* Materials provided
· · ·

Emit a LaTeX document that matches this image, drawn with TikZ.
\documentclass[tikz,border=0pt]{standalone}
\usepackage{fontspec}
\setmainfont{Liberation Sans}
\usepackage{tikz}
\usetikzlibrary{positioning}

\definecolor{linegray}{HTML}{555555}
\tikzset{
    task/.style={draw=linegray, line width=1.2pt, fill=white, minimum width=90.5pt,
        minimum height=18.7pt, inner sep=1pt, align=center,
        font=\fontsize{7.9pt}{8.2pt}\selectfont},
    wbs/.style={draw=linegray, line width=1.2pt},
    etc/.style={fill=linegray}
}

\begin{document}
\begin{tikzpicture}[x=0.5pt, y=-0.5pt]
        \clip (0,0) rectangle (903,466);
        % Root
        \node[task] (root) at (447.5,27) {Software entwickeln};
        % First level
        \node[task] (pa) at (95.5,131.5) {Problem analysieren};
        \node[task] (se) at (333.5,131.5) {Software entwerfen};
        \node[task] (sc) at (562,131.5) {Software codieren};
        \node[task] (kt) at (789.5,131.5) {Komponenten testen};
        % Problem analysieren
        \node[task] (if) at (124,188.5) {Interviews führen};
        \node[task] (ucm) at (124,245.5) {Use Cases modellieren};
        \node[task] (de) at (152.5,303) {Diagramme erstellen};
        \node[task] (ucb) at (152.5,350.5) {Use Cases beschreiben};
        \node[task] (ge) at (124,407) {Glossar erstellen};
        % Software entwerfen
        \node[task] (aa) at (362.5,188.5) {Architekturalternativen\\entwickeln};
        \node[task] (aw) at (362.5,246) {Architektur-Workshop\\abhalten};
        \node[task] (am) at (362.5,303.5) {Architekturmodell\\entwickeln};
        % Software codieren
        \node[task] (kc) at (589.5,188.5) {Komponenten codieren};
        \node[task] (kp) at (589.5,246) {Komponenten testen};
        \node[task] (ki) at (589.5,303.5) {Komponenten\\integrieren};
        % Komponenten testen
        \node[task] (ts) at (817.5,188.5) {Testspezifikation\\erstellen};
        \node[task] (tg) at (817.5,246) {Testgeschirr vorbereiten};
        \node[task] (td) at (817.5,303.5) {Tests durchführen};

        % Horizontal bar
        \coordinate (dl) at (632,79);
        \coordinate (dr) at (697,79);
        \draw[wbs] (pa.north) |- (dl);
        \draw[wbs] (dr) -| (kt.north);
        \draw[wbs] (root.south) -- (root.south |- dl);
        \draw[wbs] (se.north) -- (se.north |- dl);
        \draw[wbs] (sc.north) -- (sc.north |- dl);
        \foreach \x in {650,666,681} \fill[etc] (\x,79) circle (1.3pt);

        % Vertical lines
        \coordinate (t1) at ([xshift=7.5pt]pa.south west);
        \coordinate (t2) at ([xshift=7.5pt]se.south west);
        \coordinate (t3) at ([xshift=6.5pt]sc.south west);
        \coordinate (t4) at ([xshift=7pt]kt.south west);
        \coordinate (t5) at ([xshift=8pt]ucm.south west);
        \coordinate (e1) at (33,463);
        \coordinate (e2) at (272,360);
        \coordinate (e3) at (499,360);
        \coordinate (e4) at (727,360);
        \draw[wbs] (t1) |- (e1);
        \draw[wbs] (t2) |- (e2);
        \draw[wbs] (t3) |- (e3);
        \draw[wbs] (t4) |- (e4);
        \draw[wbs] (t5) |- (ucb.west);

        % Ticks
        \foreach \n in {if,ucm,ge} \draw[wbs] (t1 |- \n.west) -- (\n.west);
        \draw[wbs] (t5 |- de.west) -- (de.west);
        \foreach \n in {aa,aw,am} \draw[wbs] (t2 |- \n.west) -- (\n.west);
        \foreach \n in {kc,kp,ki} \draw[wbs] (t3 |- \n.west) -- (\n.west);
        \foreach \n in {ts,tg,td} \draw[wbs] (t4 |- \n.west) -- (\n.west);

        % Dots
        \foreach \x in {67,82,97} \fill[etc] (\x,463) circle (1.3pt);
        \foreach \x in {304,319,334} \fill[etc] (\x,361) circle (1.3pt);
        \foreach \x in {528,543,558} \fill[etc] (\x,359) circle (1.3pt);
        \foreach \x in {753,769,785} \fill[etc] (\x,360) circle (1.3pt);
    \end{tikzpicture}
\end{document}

· · ·

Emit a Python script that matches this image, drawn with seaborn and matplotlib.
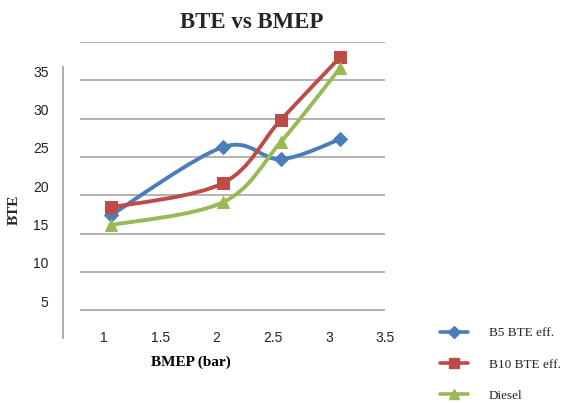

· · ·

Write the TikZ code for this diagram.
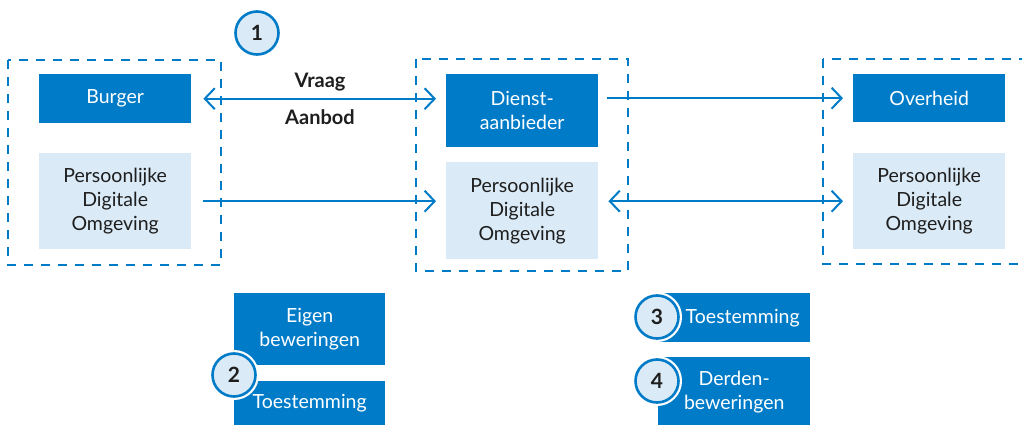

· · ·

* Direction
Tally every line of the listing that holds the string "with", then give the number by itself.

* Answer to the problem
2